▸ **Objective**
Give the listing again character for character, but drop the images.

>>>

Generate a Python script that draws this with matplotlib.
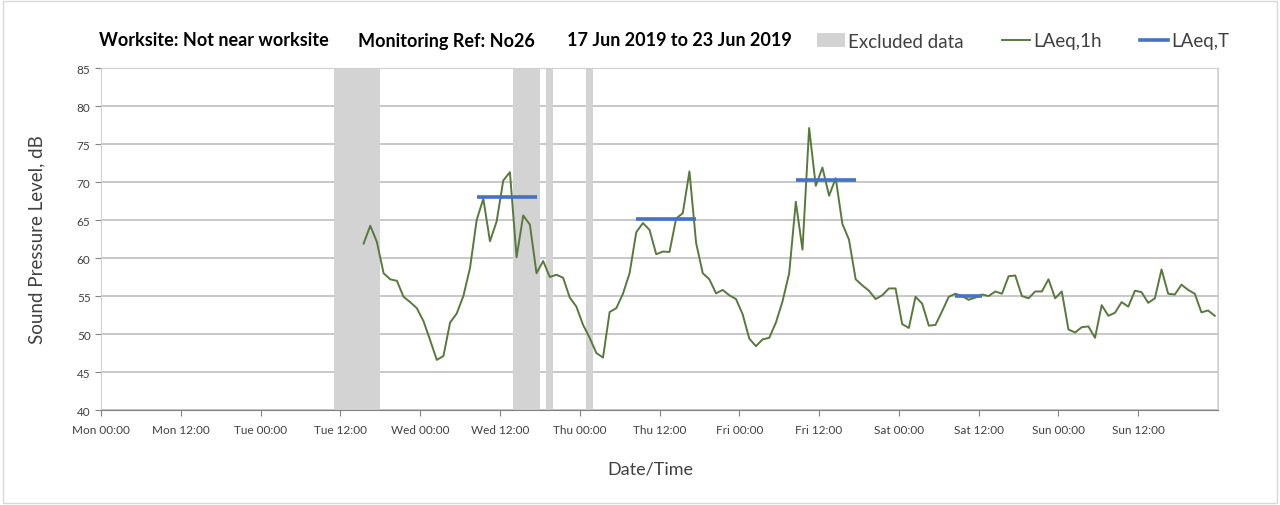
import numpy as np
import matplotlib.pyplot as plt
from matplotlib.patches import Patch, Rectangle
from matplotlib.lines import Line2D

plt.rcParams['font.family'] = ['Lato', 'DejaVu Sans']

# Hourly LAeq,1h values (dB), first value is the hour starting Tue 15:00 (hour 39 of the week)
first_hour = 39
laeq_1h = [
    61.9, 64.25, 62.1, 58.0, 57.2, 57.0, 54.9, 54.2, 53.4, 51.7,
    49.2, 46.6, 47.1, 51.5, 52.7, 55.0, 58.7, 65.0, 67.8, 62.2,
    64.8, 70.2, 71.3, 60.1, 65.6, 64.4, 58.0, 59.6, 57.5, 57.8,
    57.4, 54.8, 53.6, 51.2, 49.5, 47.5, 46.9, 52.9, 53.4, 55.3,
    58.0, 63.4, 64.6, 63.7, 60.5, 60.85, 60.8, 65.2, 65.9, 71.4,
    62.0, 58.0, 57.2, 55.35, 55.8, 55.1, 54.6, 52.6, 49.4, 48.4,
    49.3, 49.5, 51.5, 54.3, 58.0, 67.4, 61.1, 77.1, 69.5, 71.9,
    68.2, 70.5, 64.5, 62.4, 57.2, 56.4, 55.7, 54.6, 55.1, 56.0,
    56.0, 51.3, 50.8, 54.9, 54.0, 51.1, 51.2, 53.0, 54.9, 55.3,
    55.0, 54.5, 54.8, 55.2, 55.0, 55.6, 55.3, 57.6, 57.7, 55.0,
    54.7, 55.6, 55.6, 57.2, 54.7, 55.6, 50.6, 50.2, 50.9, 51.0,
    49.5, 53.8, 52.4, 52.8, 54.2, 53.6, 55.7, 55.5, 54.1, 54.7,
    58.5, 55.3, 55.2, 56.5, 55.8, 55.3, 52.85, 53.1, 52.4,
]

# Excluded periods (start hour, end hour)
excluded_start = [35, 62, 67, 73]
excluded_end = [42, 66, 68, 74]

# LAeq,T periods: start hour, end hour, level
period_start = [56, 80, 104, 128]
period_end = [66, 90, 114, 133]
period_level = [68.0, 65.2, 70.3, 55.0]

days = ['Mon', 'Tue', 'Wed', 'Thu', 'Fri', 'Sat', 'Sun']

green = '#577a3c'
blue = '#4472c4'
grey_fill = '#d3d3d3'
text_col = '#404040'

fig = plt.figure(figsize=(12.8, 5.06), dpi=100)
ax = fig.add_axes([0.0789, 0.1877, 0.8727, 0.6759])

for s, e in zip(excluded_start, excluded_end):
    ax.axvspan(s, e, color=grey_fill, lw=0, zorder=1)

hours = first_hour + np.arange(len(laeq_1h)) + 0.5
ax.plot(hours, laeq_1h, color=green, lw=1.4, zorder=3)

for s, e, lv in zip(period_start, period_end, period_level):
    ax.hlines(lv, s + 0.5, e - 0.5, color=blue, lw=2.6, zorder=4)

ax.set_xlim(0, 168)
ax.set_ylim(40, 85)

# x ticks every 12 hours, grid at day boundaries
ax.set_xticks(np.arange(0, 168, 12))
ax.set_xticklabels([f"{days[h // 24]} {h % 24:02d}:00" for h in range(0, 168, 12)])
ax.set_xticks(np.arange(0, 169, 24), minor=True)
ax.tick_params(axis='x', which='minor', length=0)
ax.tick_params(axis='x', which='major', length=4, color='#808080', labelsize=8.5,
               labelcolor=text_col, pad=6)
ax.grid(True, axis='x', which='minor', color='#d9d9d9', lw=1.2)

ax.set_yticks(np.arange(40, 86, 5))
ax.tick_params(axis='y', length=4, color='#808080', labelsize=8.5, labelcolor=text_col)
ax.grid(True, axis='y', which='major', color='#bfbfbf', lw=1.2)
ax.set_axisbelow(True)

for side in ['top', 'right', 'left']:
    ax.spines[side].set_color('#d0d0d0')
ax.spines['bottom'].set_color('#808080')

ax.set_xlabel('Date/Time', fontsize=13, color=text_col)
ax.xaxis.set_label_coords(0.4915, -0.148)
ax.set_ylabel('Sound Pressure Level, dB', fontsize=13.5, color=text_col)
ax.yaxis.set_label_coords(-0.05, 0.5)

# header
hy = 1 - 41 / 506
fig.text(99 / 1280, hy, 'Worksite: Not near worksite', fontsize=13,
         fontweight='bold', va='center', ha='left')
fig.text(358 / 1280, hy, 'Monitoring Ref: No26', fontsize=13,
         fontweight='bold', va='center', ha='left')
fig.text(567 / 1280, hy, '17 Jun 2019 to 23 Jun 2019', fontsize=13,
         fontweight='bold', va='center', ha='left')

handles = [Patch(facecolor=grey_fill, edgecolor='none'),
           Line2D([], [], color=green, lw=1.4),
           Line2D([], [], color=blue, lw=2.6)]
fig.legend(handles, ['Excluded data', 'LAeq,1h', 'LAeq,T'], loc='center',
           bbox_to_anchor=(1023 / 1280, 1 - 42 / 506), ncol=3, frameon=False,
           fontsize=13.5, handlelength=1.5, handletextpad=0.2, columnspacing=2.0,
           labelcolor=text_col)

fig.patches.append(Rectangle((0.002, 0.003), 0.996, 0.994, transform=fig.transFigure,
                             fill=False, edgecolor='#d9d9d9', lw=1))

fig.savefig('out.png', dpi=100)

<<<

▸ **Full response**
Generate a Python script that draws this with matplotlib.
import numpy as np
import matplotlib.pyplot as plt
from matplotlib.patches import Patch, Rectangle
from matplotlib.lines import Line2D

plt.rcParams['font.family'] = ['Lato', 'DejaVu Sans']

# Hourly LAeq,1h values (dB), first value is the hour starting Tue 15:00 (hour 39 of the week)
first_hour = 39
laeq_1h = [
    61.9, 64.25, 62.1, 58.0, 57.2, 57.0, 54.9, 54.2, 53.4, 51.7,
    49.2, 46.6, 47.1, 51.5, 52.7, 55.0, 58.7, 65.0, 67.8, 62.2,
    64.8, 70.2, 71.3, 60.1, 65.6, 64.4, 58.0, 59.6, 57.5, 57.8,
    57.4, 54.8, 53.6, 51.2, 49.5, 47.5, 46.9, 52.9, 53.4, 55.3,
    58.0, 63.4, 64.6, 63.7, 60.5, 60.85, 60.8, 65.2, 65.9, 71.4,
    62.0, 58.0, 57.2, 55.35, 55.8, 55.1, 54.6, 52.6, 49.4, 48.4,
    49.3, 49.5, 51.5, 54.3, 58.0, 67.4, 61.1, 77.1, 69.5, 71.9,
    68.2, 70.5, 64.5, 62.4, 57.2, 56.4, 55.7, 54.6, 55.1, 56.0,
    56.0, 51.3, 50.8, 54.9, 54.0, 51.1, 51.2, 53.0, 54.9, 55.3,
    55.0, 54.5, 54.8, 55.2, 55.0, 55.6, 55.3, 57.6, 57.7, 55.0,
    54.7, 55.6, 55.6, 57.2, 54.7, 55.6, 50.6, 50.2, 50.9, 51.0,
    49.5, 53.8, 52.4, 52.8, 54.2, 53.6, 55.7, 55.5, 54.1, 54.7,
    58.5, 55.3, 55.2, 56.5, 55.8, 55.3, 52.85, 53.1, 52.4,
]

# Excluded periods (start hour, end hour)
excluded_start = [35, 62, 67, 73]
excluded_end = [42, 66, 68, 74]

# LAeq,T periods: start hour, end hour, level
period_start = [56, 80, 104, 128]
period_end = [66, 90, 114, 133]
period_level = [68.0, 65.2, 70.3, 55.0]

days = ['Mon', 'Tue', 'Wed', 'Thu', 'Fri', 'Sat', 'Sun']

green = '#577a3c'
blue = '#4472c4'
grey_fill = '#d3d3d3'
text_col = '#404040'

fig = plt.figure(figsize=(12.8, 5.06), dpi=100)
ax = fig.add_axes([0.0789, 0.1877, 0.8727, 0.6759])

for s, e in zip(excluded_start, excluded_end):
    ax.axvspan(s, e, color=grey_fill, lw=0, zorder=1)

hours = first_hour + np.arange(len(laeq_1h)) + 0.5
ax.plot(hours, laeq_1h, color=green, lw=1.4, zorder=3)

for s, e, lv in zip(period_start, period_end, period_level):
    ax.hlines(lv, s + 0.5, e - 0.5, color=blue, lw=2.6, zorder=4)

ax.set_xlim(0, 168)
ax.set_ylim(40, 85)

# x ticks every 12 hours, grid at day boundaries
ax.set_xticks(np.arange(0, 168, 12))
ax.set_xticklabels([f"{days[h // 24]} {h % 24:02d}:00" for h in range(0, 168, 12)])
ax.set_xticks(np.arange(0, 169, 24), minor=True)
ax.tick_params(axis='x', which='minor', length=0)
ax.tick_params(axis='x', which='major', length=4, color='#808080', labelsize=8.5,
               labelcolor=text_col, pad=6)
ax.grid(True, axis='x', which='minor', color='#d9d9d9', lw=1.2)

ax.set_yticks(np.arange(40, 86, 5))
ax.tick_params(axis='y', length=4, color='#808080', labelsize=8.5, labelcolor=text_col)
ax.grid(True, axis='y', which='major', color='#bfbfbf', lw=1.2)
ax.set_axisbelow(True)

for side in ['top', 'right', 'left']:
    ax.spines[side].set_color('#d0d0d0')
ax.spines['bottom'].set_color('#808080')

ax.set_xlabel('Date/Time', fontsize=13, color=text_col)
ax.xaxis.set_label_coords(0.4915, -0.148)
ax.set_ylabel('Sound Pressure Level, dB', fontsize=13.5, color=text_col)
ax.yaxis.set_label_coords(-0.05, 0.5)

# header
hy = 1 - 41 / 506
fig.text(99 / 1280, hy, 'Worksite: Not near worksite', fontsize=13,
         fontweight='bold', va='center', ha='left')
fig.text(358 / 1280, hy, 'Monitoring Ref: No26', fontsize=13,
         fontweight='bold', va='center', ha='left')
fig.text(567 / 1280, hy, '17 Jun 2019 to 23 Jun 2019', fontsize=13,
         fontweight='bold', va='center', ha='left')

handles = [Patch(facecolor=grey_fill, edgecolor='none'),
           Line2D([], [], color=green, lw=1.4),
           Line2D([], [], color=blue, lw=2.6)]
fig.legend(handles, ['Excluded data', 'LAeq,1h', 'LAeq,T'], loc='center',
           bbox_to_anchor=(1023 / 1280, 1 - 42 / 506), ncol=3, frameon=False,
           fontsize=13.5, handlelength=1.5, handletextpad=0.2, columnspacing=2.0,
           labelcolor=text_col)

fig.patches.append(Rectangle((0.002, 0.003), 0.996, 0.994, transform=fig.transFigure,
                             fill=False, edgecolor='#d9d9d9', lw=1))

fig.savefig('out.png', dpi=100)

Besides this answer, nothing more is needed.